Set exercise
Repeat only what lies from the line with "Rebuild this chart" to the line with "import * as", those two lines included, exactly as it stands; omit any images.
######
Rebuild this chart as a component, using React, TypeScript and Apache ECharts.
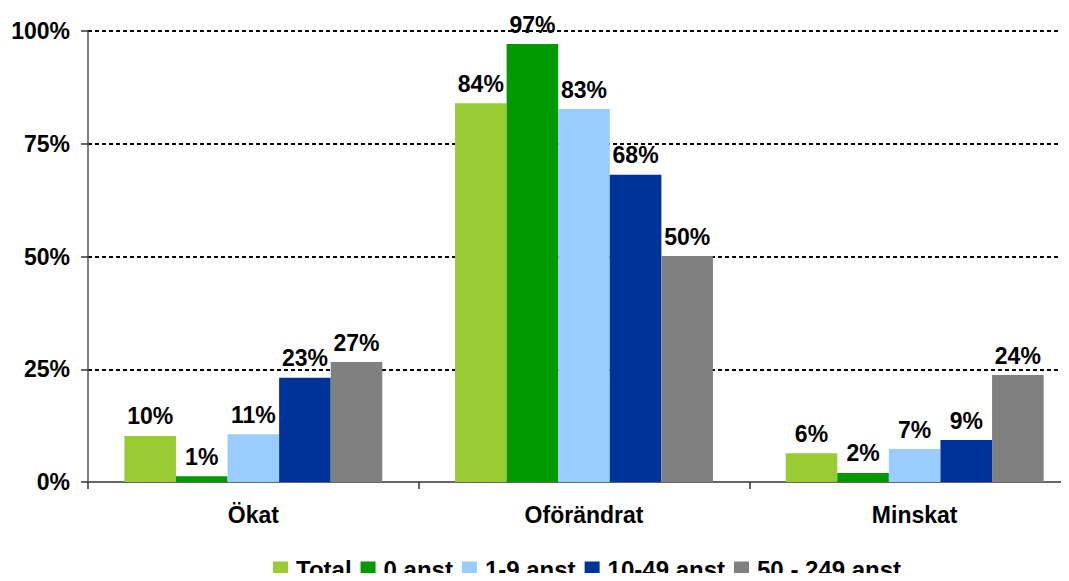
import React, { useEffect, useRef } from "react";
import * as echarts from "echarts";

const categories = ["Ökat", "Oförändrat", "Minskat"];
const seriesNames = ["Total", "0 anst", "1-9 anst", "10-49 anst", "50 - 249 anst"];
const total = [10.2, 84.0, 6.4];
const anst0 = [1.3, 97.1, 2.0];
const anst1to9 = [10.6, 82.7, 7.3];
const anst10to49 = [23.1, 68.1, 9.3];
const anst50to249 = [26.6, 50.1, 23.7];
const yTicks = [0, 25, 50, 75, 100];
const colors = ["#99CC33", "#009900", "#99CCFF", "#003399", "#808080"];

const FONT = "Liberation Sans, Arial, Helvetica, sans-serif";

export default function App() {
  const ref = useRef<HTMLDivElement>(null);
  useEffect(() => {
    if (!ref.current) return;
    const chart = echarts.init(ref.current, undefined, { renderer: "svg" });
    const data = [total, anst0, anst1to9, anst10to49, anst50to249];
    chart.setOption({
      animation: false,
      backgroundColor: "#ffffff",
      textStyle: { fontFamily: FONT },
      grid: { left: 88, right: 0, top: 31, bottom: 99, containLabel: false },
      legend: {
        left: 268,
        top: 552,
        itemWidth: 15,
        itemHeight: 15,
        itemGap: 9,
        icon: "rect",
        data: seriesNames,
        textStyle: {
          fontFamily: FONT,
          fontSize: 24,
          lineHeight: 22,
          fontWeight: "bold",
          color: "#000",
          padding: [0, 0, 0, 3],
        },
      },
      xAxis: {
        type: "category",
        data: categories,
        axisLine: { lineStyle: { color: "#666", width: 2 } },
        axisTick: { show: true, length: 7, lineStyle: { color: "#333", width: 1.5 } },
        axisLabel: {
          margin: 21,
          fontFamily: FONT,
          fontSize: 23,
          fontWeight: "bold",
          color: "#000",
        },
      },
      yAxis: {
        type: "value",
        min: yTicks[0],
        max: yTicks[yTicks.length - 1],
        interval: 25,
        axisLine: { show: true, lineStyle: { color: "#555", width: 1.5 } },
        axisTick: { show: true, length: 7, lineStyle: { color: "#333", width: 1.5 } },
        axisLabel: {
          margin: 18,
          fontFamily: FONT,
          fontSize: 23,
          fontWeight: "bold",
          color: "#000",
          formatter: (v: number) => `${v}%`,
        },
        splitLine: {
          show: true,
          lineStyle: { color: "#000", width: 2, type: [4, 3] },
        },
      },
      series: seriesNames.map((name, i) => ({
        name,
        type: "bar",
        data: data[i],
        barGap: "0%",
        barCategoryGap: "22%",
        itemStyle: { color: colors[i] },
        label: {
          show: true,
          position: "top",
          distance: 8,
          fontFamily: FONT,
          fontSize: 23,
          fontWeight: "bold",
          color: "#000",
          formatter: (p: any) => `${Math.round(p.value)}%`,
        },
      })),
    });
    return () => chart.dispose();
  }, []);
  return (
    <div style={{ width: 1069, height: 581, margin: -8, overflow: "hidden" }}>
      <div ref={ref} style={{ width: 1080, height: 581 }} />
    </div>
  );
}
######
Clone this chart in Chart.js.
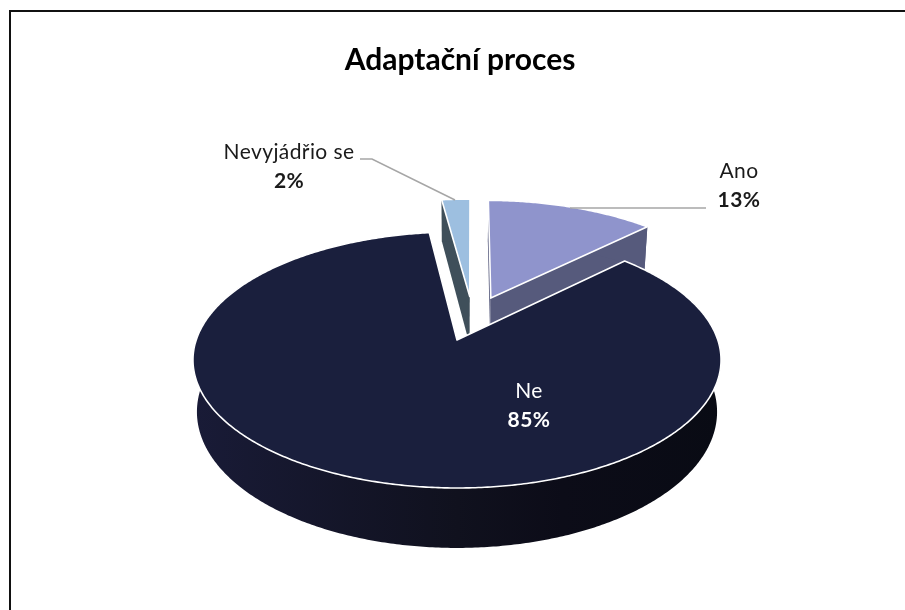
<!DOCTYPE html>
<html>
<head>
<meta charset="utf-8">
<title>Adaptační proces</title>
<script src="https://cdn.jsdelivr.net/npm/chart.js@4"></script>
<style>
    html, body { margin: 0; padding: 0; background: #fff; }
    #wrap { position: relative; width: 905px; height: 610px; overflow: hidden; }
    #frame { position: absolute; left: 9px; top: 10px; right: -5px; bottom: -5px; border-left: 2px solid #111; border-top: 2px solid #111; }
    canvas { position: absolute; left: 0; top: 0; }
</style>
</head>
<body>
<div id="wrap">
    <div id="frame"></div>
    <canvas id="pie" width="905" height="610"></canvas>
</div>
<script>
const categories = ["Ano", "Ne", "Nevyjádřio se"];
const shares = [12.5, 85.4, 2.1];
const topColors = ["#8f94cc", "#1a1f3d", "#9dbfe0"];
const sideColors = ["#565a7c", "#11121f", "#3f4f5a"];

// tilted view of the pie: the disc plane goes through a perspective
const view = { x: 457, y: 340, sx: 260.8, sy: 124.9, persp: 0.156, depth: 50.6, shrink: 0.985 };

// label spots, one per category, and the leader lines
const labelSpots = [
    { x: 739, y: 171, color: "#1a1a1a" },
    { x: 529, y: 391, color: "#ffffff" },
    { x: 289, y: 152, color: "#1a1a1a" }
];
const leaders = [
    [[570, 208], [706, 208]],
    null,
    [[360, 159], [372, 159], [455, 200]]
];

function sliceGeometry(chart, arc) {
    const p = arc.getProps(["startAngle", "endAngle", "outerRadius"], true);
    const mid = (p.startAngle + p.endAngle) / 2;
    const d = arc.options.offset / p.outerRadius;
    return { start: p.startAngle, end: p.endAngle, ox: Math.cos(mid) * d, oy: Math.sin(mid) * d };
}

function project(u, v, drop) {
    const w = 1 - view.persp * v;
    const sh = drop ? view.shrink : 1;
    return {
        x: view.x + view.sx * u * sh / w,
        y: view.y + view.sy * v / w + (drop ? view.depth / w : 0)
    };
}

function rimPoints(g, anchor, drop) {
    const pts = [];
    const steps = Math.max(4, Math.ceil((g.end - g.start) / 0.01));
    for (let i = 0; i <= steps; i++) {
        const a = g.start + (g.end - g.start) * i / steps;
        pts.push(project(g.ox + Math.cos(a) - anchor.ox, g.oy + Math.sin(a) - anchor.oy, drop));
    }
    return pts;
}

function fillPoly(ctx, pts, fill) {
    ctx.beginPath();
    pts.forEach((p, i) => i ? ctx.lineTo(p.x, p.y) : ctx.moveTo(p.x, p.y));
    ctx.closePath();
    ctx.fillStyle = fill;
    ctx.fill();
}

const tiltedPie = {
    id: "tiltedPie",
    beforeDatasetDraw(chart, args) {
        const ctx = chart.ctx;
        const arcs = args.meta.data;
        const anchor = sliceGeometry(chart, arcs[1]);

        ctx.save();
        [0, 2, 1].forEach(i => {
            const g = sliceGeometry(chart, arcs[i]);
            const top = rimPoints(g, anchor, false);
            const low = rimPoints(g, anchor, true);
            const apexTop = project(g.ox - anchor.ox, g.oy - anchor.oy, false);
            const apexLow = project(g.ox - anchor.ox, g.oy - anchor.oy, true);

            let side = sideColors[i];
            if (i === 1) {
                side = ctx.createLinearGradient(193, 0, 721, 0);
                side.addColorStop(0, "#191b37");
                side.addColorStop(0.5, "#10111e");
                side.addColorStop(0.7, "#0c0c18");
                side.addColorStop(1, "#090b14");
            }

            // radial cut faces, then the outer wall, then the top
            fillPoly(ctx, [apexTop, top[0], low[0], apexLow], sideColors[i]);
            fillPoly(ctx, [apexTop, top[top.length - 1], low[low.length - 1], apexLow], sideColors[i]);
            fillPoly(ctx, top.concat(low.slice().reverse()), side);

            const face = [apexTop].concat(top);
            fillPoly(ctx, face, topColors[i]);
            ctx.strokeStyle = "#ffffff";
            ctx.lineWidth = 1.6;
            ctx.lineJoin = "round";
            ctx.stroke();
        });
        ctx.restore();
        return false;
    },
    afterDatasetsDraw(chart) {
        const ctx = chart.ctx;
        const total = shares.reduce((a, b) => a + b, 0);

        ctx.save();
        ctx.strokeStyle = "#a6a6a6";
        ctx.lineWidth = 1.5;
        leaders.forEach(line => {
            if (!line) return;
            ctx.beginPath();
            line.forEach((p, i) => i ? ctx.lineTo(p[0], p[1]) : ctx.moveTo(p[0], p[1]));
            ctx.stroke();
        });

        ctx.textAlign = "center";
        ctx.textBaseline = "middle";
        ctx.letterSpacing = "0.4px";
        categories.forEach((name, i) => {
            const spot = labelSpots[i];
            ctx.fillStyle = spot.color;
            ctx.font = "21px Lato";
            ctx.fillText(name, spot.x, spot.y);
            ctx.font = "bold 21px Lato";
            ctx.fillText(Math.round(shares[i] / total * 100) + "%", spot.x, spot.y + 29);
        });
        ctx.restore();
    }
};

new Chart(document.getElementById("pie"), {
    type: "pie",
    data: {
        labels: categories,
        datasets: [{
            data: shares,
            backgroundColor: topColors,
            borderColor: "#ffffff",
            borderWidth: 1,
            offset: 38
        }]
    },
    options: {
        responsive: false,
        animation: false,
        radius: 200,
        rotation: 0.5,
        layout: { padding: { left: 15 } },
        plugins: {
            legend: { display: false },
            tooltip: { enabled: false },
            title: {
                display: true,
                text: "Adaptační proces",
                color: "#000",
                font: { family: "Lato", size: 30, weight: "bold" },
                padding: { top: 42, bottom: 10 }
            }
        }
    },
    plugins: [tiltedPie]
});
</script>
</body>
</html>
######
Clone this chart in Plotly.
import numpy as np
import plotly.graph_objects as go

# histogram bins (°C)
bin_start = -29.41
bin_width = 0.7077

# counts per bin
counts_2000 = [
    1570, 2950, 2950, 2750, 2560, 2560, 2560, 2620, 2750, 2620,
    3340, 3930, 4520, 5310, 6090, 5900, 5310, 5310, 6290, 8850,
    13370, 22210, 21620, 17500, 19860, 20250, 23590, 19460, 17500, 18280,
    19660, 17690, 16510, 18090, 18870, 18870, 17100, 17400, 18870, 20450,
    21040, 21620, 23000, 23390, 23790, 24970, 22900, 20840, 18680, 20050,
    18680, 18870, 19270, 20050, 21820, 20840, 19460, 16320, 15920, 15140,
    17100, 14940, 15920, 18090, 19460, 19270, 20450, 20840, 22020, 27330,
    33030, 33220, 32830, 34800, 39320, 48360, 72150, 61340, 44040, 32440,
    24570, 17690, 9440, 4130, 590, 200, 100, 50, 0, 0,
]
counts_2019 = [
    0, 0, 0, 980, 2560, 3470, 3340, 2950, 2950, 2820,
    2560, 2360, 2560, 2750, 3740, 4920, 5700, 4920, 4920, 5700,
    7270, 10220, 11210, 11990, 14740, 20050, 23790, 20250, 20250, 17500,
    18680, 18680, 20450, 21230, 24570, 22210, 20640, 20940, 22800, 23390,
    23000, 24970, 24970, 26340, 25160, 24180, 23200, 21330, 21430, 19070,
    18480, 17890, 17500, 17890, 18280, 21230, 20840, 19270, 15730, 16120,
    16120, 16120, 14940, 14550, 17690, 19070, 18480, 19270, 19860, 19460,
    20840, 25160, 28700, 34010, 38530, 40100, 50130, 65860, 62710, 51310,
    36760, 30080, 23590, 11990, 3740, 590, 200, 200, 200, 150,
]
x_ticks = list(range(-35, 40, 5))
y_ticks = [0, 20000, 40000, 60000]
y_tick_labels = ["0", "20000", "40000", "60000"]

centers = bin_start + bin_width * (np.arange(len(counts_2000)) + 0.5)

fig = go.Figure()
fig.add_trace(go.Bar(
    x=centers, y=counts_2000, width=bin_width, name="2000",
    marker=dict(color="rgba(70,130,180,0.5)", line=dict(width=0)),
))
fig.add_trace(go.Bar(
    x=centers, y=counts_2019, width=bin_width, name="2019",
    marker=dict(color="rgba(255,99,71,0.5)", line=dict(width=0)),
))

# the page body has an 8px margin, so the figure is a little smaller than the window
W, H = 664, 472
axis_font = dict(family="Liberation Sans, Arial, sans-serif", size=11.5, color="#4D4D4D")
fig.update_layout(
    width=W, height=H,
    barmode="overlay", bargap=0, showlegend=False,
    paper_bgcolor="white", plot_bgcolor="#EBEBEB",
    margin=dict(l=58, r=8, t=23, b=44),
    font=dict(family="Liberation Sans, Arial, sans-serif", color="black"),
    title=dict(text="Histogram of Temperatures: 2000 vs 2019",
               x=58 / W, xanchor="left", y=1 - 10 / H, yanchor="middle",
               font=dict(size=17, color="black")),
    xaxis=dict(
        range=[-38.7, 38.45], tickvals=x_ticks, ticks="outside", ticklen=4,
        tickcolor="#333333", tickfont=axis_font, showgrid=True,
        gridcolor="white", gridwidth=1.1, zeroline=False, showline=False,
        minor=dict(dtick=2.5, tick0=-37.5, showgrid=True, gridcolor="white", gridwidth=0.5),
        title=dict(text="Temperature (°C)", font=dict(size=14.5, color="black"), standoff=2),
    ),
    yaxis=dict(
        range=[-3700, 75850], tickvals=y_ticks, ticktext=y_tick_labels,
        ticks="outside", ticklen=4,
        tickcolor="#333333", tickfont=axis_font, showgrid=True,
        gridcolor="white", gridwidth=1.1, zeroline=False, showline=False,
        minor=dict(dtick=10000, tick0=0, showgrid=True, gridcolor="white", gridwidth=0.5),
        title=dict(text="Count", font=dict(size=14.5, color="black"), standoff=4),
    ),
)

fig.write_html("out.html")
######
Written response
Rebuild this chart as a component, using React, TypeScript and Apache ECharts.
import React, { useEffect, useRef } from "react";
import * as echarts from "echarts";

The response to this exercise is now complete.